*DATASET*:
________

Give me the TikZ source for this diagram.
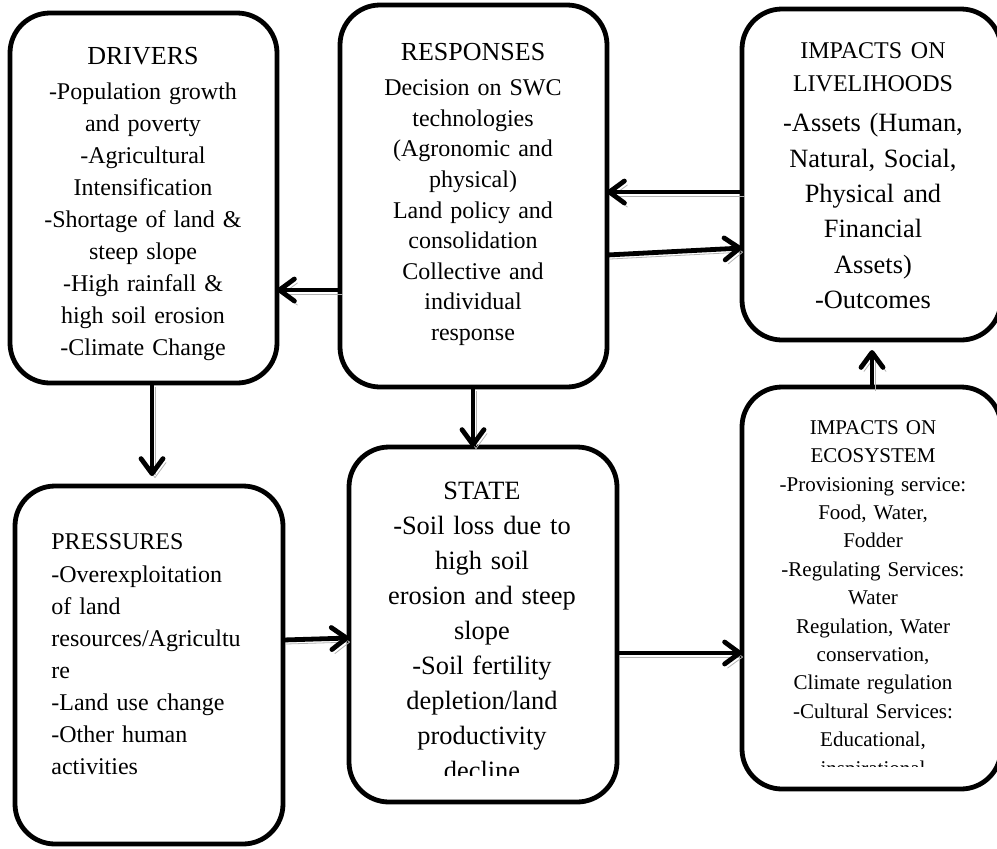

________

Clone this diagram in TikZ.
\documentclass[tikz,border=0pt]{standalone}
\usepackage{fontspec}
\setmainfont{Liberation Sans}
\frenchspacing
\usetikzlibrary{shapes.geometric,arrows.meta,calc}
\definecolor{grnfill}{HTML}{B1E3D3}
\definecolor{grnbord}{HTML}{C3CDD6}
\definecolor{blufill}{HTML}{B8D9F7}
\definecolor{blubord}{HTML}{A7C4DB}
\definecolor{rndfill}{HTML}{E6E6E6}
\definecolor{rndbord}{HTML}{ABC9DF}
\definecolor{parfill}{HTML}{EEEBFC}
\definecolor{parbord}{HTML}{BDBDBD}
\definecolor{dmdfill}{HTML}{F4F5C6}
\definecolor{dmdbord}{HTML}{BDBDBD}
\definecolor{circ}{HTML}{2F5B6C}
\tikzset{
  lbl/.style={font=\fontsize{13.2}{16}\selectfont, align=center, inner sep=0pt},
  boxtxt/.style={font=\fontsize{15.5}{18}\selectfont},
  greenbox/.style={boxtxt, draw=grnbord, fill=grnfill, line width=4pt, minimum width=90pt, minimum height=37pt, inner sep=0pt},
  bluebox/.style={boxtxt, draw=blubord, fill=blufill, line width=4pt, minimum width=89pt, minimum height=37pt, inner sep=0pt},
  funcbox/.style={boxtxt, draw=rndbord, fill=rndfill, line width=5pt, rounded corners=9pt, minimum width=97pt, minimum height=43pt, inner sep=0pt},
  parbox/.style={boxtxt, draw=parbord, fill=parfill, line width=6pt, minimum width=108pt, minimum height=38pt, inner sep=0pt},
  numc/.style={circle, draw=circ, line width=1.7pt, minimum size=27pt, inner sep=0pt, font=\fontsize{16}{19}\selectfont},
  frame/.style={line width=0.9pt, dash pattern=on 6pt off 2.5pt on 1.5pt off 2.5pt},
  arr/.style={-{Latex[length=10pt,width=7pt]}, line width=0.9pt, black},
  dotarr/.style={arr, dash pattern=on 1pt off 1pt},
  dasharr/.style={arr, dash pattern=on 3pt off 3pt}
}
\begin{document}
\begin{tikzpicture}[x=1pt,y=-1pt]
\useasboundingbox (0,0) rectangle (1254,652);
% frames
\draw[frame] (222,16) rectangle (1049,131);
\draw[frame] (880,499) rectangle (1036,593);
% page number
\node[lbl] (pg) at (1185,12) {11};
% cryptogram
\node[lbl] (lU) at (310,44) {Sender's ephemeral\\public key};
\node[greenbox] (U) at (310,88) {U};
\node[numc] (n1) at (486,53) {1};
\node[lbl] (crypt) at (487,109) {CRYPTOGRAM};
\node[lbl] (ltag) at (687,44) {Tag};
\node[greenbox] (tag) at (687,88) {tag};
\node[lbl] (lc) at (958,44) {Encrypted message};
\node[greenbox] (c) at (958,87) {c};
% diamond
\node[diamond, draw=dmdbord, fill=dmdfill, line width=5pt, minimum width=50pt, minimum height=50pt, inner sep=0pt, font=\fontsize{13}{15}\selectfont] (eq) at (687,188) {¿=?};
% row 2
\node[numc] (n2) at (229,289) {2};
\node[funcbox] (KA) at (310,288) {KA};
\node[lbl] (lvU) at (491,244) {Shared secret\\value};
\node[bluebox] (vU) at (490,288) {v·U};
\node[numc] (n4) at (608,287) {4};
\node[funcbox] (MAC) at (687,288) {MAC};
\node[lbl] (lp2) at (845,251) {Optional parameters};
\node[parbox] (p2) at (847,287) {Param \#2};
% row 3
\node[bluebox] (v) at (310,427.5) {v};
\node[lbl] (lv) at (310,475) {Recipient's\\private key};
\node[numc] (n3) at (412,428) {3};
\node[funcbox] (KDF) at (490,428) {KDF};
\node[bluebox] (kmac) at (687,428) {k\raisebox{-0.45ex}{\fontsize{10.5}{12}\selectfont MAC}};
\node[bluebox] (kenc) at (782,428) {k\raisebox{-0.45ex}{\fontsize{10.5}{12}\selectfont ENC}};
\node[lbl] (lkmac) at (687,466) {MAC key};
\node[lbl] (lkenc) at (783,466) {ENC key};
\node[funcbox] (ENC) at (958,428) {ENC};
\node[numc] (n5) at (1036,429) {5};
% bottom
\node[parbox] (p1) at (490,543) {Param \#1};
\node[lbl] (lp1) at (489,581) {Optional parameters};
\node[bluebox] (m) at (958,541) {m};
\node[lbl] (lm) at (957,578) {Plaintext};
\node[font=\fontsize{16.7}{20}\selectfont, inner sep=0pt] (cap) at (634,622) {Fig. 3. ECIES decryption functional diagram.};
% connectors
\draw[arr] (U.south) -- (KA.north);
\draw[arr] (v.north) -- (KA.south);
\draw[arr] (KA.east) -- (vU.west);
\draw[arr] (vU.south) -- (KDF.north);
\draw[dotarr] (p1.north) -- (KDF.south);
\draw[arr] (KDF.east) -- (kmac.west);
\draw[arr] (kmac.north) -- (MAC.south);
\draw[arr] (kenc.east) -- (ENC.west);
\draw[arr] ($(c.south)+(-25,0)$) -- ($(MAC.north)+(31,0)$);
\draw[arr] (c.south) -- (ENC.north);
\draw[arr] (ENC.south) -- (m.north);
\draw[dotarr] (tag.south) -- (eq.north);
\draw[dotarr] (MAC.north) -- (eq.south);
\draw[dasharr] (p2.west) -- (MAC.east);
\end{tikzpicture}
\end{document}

________

*WRITTEN INSTRUCTION*:
Identify and extract each line of the listing that contains "diagram".

*RESPONSE*:
Give me the TikZ source for this diagram.
Clone this diagram in TikZ.
\node[font=\fontsize{16.7}{20}\selectfont, inner sep=0pt] (cap) at (634,622) {Fig. 3. ECIES decryption functional diagram.};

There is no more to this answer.